» Aim of the exercise
Will you output the lines between the ones holding "Write a Python" and "ax.spines['left'].set_linewidth(1.0)", inclusive, exactly as they stand, and only those lines, with the pictures left out?

» Dataset
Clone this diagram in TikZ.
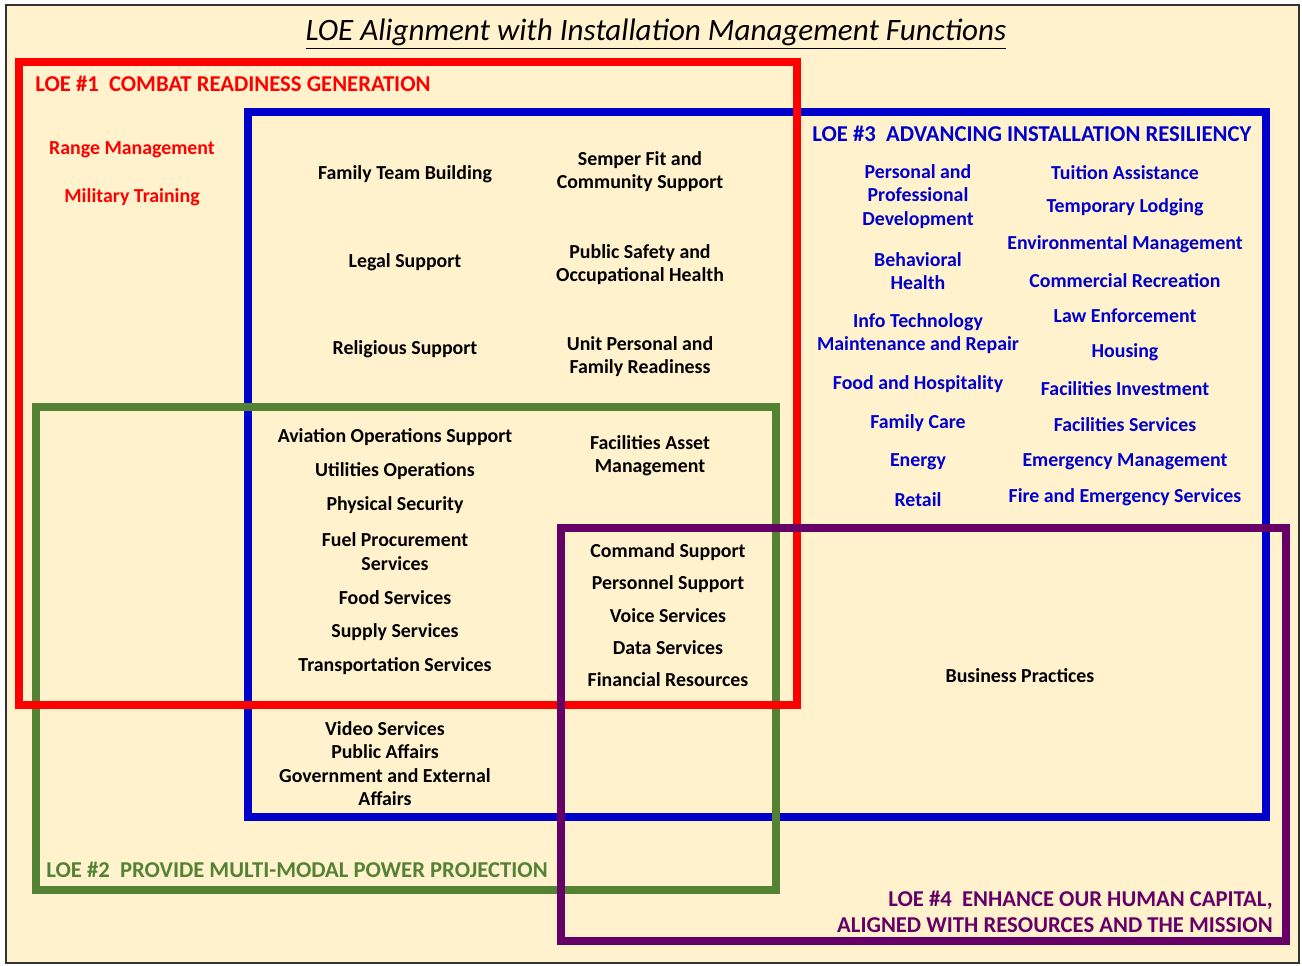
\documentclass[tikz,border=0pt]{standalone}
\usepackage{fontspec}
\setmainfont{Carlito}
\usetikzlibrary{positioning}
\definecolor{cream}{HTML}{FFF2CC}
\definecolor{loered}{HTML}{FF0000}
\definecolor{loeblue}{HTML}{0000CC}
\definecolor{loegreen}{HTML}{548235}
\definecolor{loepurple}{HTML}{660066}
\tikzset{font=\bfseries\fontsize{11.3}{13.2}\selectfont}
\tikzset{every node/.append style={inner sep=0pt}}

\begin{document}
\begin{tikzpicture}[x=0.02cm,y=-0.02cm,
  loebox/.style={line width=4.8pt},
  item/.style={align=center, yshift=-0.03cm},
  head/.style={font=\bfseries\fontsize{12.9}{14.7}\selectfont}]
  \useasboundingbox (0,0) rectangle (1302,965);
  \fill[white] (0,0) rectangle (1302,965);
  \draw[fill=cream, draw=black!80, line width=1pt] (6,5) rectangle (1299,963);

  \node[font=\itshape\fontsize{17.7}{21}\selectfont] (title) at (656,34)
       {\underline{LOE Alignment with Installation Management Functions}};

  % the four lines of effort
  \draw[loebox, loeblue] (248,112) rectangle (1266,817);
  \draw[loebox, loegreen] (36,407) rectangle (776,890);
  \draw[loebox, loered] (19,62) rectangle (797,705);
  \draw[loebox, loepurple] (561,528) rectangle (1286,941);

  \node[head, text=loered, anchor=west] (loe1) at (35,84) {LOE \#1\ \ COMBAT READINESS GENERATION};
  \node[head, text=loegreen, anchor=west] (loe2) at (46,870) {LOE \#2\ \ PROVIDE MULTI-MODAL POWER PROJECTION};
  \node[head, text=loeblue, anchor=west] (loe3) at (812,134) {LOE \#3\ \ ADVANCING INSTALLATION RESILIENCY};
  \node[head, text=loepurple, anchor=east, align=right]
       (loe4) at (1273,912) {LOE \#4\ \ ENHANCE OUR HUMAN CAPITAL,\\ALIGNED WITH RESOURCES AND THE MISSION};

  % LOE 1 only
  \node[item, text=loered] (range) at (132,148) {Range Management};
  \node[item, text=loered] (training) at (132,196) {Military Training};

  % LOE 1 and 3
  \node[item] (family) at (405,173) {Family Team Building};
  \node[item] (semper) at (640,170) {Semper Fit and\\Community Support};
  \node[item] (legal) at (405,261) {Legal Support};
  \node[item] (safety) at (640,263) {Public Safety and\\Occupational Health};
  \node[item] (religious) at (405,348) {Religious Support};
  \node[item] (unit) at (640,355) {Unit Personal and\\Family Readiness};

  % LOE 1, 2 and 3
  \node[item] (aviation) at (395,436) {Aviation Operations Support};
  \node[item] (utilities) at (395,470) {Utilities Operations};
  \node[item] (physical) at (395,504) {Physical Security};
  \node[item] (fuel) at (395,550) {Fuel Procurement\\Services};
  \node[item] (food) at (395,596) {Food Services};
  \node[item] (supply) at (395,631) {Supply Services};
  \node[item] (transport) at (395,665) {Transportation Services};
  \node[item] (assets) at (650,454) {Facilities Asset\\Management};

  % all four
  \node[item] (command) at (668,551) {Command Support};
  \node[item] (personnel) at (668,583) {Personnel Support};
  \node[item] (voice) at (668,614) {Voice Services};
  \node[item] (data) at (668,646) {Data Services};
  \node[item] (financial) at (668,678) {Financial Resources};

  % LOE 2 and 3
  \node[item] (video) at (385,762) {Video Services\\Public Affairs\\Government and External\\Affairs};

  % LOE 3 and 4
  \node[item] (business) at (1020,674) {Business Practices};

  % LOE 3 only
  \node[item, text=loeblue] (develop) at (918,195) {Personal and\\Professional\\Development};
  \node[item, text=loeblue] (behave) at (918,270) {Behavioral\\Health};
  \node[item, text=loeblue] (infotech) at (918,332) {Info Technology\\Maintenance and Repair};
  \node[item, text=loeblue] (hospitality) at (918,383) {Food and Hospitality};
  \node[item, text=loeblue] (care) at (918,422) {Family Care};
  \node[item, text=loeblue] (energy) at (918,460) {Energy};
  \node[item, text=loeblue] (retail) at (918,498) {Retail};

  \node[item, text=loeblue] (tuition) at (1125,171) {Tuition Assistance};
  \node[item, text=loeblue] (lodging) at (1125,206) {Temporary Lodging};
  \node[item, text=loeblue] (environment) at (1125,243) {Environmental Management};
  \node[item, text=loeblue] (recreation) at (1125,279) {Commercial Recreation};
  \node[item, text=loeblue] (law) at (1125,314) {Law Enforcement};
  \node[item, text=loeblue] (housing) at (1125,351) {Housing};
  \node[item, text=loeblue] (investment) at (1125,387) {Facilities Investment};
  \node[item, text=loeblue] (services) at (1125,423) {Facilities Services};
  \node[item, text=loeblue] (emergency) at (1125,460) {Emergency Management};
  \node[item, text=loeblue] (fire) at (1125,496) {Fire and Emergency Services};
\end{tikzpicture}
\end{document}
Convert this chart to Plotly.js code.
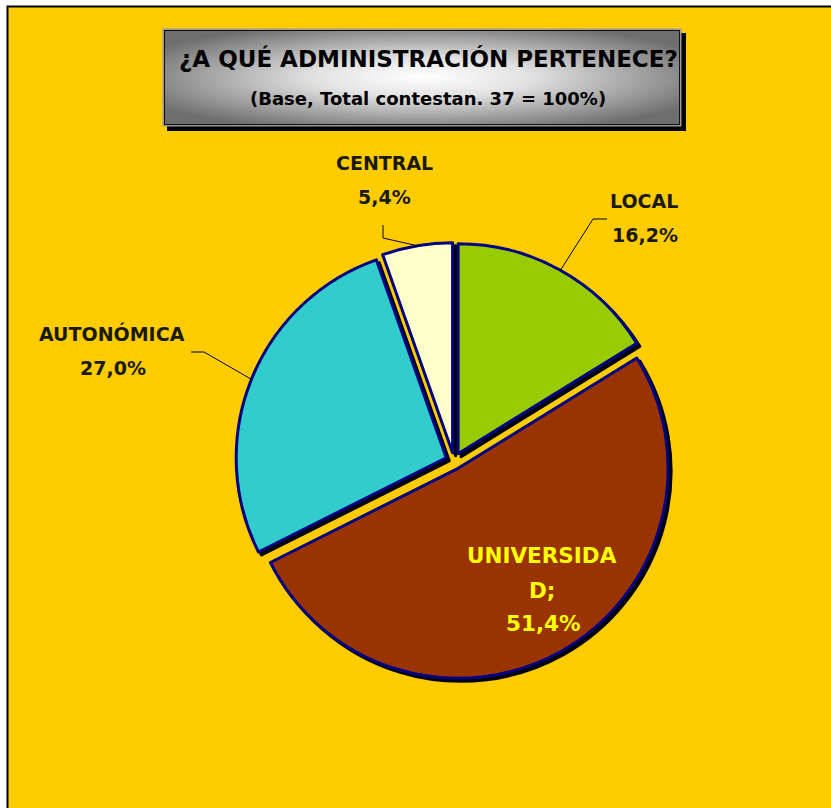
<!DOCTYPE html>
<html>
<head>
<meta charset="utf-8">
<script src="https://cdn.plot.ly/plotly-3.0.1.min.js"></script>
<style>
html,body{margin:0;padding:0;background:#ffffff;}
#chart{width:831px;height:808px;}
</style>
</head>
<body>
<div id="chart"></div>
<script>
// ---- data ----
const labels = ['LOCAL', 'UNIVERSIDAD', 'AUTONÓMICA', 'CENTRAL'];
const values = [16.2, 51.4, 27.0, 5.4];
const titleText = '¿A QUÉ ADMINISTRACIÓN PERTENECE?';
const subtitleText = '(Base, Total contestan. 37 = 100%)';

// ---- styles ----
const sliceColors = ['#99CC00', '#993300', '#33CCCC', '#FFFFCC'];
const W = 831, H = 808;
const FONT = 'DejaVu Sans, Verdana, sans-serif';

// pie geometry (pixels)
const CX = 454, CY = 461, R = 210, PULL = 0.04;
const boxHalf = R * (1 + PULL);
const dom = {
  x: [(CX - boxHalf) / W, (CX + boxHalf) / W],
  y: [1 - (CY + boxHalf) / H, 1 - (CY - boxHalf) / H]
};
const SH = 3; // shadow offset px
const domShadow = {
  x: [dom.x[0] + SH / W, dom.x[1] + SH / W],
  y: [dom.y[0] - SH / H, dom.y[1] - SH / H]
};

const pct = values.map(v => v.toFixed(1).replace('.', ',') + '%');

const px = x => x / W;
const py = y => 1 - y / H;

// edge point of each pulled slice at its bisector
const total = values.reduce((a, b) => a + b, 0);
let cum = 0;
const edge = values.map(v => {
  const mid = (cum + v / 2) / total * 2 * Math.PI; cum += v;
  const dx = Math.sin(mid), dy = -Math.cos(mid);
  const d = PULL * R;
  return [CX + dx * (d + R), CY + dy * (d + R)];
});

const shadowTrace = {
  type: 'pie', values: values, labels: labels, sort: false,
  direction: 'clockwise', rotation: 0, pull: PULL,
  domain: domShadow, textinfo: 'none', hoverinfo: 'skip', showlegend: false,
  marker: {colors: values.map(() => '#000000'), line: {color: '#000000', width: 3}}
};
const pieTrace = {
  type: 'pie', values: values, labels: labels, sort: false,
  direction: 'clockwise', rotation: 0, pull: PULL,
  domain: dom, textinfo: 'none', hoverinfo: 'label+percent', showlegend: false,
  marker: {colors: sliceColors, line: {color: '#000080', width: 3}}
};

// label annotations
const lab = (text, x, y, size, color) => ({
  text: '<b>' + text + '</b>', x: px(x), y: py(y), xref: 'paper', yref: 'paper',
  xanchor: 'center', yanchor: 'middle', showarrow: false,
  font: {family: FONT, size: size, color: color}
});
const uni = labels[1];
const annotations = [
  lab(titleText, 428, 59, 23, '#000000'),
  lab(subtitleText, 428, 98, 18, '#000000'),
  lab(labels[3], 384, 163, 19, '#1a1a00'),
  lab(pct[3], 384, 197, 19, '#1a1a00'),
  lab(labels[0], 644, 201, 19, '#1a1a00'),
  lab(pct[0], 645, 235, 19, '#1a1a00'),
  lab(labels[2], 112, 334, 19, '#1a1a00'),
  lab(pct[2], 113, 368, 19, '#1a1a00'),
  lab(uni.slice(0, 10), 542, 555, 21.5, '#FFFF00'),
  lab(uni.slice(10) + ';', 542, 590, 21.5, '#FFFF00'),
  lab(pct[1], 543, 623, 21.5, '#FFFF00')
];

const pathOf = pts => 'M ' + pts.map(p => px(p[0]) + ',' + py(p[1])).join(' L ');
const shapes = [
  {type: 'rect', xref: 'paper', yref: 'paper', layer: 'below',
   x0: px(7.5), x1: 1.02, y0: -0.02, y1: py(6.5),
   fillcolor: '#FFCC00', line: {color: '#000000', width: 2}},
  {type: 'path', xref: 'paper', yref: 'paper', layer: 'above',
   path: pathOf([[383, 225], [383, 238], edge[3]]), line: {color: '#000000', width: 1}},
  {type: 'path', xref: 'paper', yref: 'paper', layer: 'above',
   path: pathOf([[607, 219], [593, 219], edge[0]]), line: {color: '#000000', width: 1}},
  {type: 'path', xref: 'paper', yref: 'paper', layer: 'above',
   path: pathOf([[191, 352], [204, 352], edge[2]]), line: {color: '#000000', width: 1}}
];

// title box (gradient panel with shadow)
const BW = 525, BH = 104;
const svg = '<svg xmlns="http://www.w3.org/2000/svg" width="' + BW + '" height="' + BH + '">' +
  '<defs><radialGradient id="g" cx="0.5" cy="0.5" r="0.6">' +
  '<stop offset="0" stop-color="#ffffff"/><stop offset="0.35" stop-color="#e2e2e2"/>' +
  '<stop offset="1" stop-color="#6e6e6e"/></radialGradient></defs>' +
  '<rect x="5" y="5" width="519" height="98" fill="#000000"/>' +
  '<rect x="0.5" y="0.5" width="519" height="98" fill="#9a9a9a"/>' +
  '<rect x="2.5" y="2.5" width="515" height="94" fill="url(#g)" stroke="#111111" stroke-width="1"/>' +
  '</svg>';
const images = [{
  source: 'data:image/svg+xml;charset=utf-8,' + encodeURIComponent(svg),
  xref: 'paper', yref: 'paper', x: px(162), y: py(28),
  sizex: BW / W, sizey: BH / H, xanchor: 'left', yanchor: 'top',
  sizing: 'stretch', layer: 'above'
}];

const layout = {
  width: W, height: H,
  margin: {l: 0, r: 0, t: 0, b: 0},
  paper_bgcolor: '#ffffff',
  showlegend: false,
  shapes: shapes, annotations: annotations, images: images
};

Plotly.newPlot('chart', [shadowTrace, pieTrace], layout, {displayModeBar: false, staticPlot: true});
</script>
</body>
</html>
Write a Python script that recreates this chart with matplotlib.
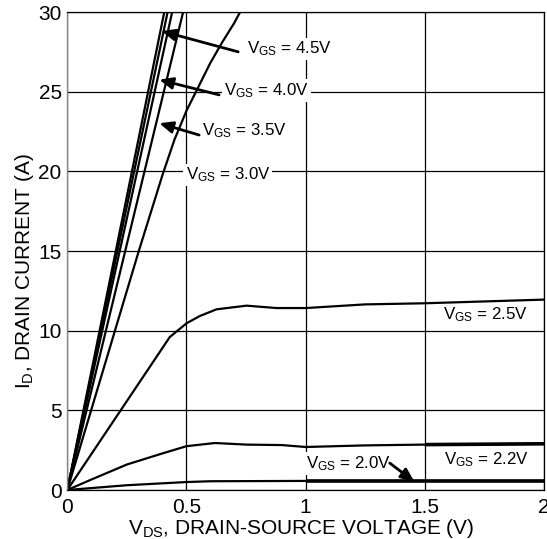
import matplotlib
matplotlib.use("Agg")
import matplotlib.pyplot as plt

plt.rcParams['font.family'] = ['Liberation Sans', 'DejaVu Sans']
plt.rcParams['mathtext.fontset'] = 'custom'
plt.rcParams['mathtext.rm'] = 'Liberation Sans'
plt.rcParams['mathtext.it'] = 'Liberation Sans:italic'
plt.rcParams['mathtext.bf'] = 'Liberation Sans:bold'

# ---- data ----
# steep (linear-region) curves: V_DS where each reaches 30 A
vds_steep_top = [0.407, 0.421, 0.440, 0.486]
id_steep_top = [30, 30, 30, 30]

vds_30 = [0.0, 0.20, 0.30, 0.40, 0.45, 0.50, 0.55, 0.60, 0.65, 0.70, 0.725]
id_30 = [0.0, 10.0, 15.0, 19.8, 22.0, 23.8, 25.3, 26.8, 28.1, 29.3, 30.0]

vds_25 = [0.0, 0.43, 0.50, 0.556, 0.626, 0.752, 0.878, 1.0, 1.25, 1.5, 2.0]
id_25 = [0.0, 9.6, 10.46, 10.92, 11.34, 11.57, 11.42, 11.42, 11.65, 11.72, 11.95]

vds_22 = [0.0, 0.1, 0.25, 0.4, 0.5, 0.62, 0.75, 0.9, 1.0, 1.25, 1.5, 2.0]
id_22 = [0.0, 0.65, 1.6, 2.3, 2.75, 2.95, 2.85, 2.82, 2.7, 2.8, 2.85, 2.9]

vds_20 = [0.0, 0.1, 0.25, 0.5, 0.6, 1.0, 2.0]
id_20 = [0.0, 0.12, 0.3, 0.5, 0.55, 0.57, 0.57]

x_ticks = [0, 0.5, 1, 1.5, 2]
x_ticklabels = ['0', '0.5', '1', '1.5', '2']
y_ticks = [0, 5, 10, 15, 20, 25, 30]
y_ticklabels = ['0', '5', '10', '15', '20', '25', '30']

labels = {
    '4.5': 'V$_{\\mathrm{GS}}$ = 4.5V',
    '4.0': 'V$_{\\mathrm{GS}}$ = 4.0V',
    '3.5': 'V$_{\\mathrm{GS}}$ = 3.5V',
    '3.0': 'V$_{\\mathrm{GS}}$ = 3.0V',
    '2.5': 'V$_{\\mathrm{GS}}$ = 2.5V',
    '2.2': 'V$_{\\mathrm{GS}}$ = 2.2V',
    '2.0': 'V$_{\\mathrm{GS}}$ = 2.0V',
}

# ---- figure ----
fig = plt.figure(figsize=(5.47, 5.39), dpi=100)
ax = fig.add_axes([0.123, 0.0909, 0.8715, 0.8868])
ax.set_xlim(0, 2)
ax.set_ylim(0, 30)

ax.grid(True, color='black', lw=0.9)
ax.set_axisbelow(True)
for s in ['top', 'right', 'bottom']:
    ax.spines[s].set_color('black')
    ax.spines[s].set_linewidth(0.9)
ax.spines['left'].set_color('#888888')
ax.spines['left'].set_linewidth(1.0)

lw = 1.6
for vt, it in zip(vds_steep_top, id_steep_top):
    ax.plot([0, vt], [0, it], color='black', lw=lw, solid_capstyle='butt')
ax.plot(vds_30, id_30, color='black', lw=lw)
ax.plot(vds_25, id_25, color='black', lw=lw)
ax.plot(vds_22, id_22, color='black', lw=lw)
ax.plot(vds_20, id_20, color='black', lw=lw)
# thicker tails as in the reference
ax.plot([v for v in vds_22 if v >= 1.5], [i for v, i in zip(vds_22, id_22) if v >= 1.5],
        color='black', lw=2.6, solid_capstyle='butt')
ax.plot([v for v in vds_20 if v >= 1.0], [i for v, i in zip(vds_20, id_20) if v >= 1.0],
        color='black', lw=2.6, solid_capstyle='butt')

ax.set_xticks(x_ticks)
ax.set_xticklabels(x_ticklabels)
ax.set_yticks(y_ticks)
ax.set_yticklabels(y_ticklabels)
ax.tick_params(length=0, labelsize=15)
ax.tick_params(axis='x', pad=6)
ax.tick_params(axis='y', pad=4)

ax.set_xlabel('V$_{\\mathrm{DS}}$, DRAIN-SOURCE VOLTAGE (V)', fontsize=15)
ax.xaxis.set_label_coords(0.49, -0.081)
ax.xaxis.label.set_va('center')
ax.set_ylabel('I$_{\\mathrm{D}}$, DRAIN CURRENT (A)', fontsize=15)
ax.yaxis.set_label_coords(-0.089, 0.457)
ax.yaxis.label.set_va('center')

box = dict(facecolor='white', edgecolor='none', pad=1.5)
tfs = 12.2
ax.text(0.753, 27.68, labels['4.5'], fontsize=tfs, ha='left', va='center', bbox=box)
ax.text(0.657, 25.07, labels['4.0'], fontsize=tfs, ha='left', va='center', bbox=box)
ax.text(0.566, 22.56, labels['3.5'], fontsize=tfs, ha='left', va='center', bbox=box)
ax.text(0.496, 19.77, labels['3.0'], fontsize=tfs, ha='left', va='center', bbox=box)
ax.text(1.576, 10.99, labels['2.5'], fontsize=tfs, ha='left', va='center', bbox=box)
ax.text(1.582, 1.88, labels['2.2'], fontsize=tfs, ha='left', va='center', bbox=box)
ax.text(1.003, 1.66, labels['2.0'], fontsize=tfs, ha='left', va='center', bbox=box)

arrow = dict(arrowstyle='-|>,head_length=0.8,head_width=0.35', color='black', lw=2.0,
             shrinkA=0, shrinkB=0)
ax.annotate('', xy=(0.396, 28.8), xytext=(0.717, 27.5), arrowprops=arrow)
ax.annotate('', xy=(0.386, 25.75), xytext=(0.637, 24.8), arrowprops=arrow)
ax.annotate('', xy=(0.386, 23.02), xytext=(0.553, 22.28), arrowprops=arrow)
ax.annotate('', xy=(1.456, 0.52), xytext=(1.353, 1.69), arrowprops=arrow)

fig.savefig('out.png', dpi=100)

» Solution
Write a Python script that recreates this chart with matplotlib.
import matplotlib
matplotlib.use("Agg")
import matplotlib.pyplot as plt

plt.rcParams['font.family'] = ['Liberation Sans', 'DejaVu Sans']
plt.rcParams['mathtext.fontset'] = 'custom'
plt.rcParams['mathtext.rm'] = 'Liberation Sans'
plt.rcParams['mathtext.it'] = 'Liberation Sans:italic'
plt.rcParams['mathtext.bf'] = 'Liberation Sans:bold'

# ---- data ----
# steep (linear-region) curves: V_DS where each reaches 30 A
vds_steep_top = [0.407, 0.421, 0.440, 0.486]
id_steep_top = [30, 30, 30, 30]

vds_30 = [0.0, 0.20, 0.30, 0.40, 0.45, 0.50, 0.55, 0.60, 0.65, 0.70, 0.725]
id_30 = [0.0, 10.0, 15.0, 19.8, 22.0, 23.8, 25.3, 26.8, 28.1, 29.3, 30.0]

vds_25 = [0.0, 0.43, 0.50, 0.556, 0.626, 0.752, 0.878, 1.0, 1.25, 1.5, 2.0]
id_25 = [0.0, 9.6, 10.46, 10.92, 11.34, 11.57, 11.42, 11.42, 11.65, 11.72, 11.95]

vds_22 = [0.0, 0.1, 0.25, 0.4, 0.5, 0.62, 0.75, 0.9, 1.0, 1.25, 1.5, 2.0]
id_22 = [0.0, 0.65, 1.6, 2.3, 2.75, 2.95, 2.85, 2.82, 2.7, 2.8, 2.85, 2.9]

vds_20 = [0.0, 0.1, 0.25, 0.5, 0.6, 1.0, 2.0]
id_20 = [0.0, 0.12, 0.3, 0.5, 0.55, 0.57, 0.57]

x_ticks = [0, 0.5, 1, 1.5, 2]
x_ticklabels = ['0', '0.5', '1', '1.5', '2']
y_ticks = [0, 5, 10, 15, 20, 25, 30]
y_ticklabels = ['0', '5', '10', '15', '20', '25', '30']

labels = {
    '4.5': 'V$_{\\mathrm{GS}}$ = 4.5V',
    '4.0': 'V$_{\\mathrm{GS}}$ = 4.0V',
    '3.5': 'V$_{\\mathrm{GS}}$ = 3.5V',
    '3.0': 'V$_{\\mathrm{GS}}$ = 3.0V',
    '2.5': 'V$_{\\mathrm{GS}}$ = 2.5V',
    '2.2': 'V$_{\\mathrm{GS}}$ = 2.2V',
    '2.0': 'V$_{\\mathrm{GS}}$ = 2.0V',
}

# ---- figure ----
fig = plt.figure(figsize=(5.47, 5.39), dpi=100)
ax = fig.add_axes([0.123, 0.0909, 0.8715, 0.8868])
ax.set_xlim(0, 2)
ax.set_ylim(0, 30)

ax.grid(True, color='black', lw=0.9)
ax.set_axisbelow(True)
for s in ['top', 'right', 'bottom']:
    ax.spines[s].set_color('black')
    ax.spines[s].set_linewidth(0.9)
ax.spines['left'].set_color('#888888')
ax.spines['left'].set_linewidth(1.0)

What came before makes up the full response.